The purpose of this paper is to analyze downstream effects of freshwater flow diversion from a small, active-continental-margin river basin. The Skokomish River delta is a tributary estuary to Hood Canal in Washington state that receives drainage from the southeastern side of the Olympic Mountains. Its drainage basin is steep, and rainfall is high. Approximately 40% of the annual average runoff of the entire system has been diverted from the North Fork Skokomish River for power production since completion of two dams in 1930; this water does not pass through the lower river or over the delta. Extensive logging has occurred in the remainder of the basin. Comparison of prediversion (1885) and postdiversion (1972) bathymetric surveys shows that deposition (about 0.013 to 0.022 m yr^?1) has occurred on the inner delta and erosion (up to 0.033 m yr^?1) on the outer delta. This steepening of the delta surface has apparently been caused by a loss of sediment transport capacity in the lower river and estuary combined with an increased sediment supply due to logging.
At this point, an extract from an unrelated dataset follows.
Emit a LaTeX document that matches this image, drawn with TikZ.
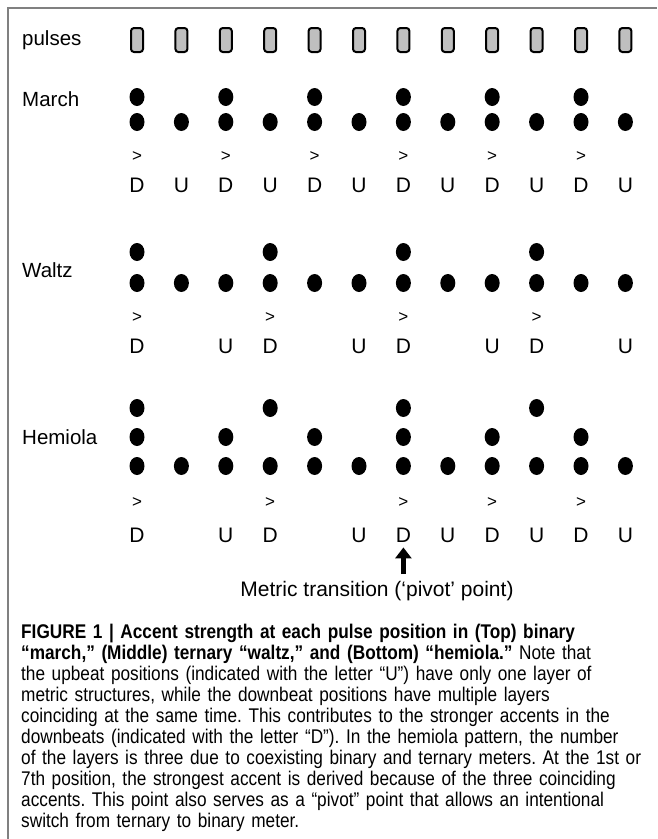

Although the total area of unvegetated tidal flats thas decreased by only about 6%, there has been a more than 40% loss of highly productive low intertidal surface area. A conservative estimate of loss of eelgrass (Zostera marina) beds is 18%; a reduction in the size of mesohaline mixing zone has also occurred. These habitat losses are similar to those observed elsewhere in the world in larger river basins that have suffered water withdrawals of the same magnitude, but their impacts cannot either be evaluated or understood causally through consideration of simple measures like changes total estuarine deltaic area. Evaluation of estuarine effects of anthropogenic modification must, therefore, include consideration of both changes in habitat function and in the physical processes. These must be evaluated within the totality of the river basin-estuary system that cause these changes. In this case, sediment transport constitutes the critical link between fluvial alterations and the remote downstream, estuarine consequences thereof.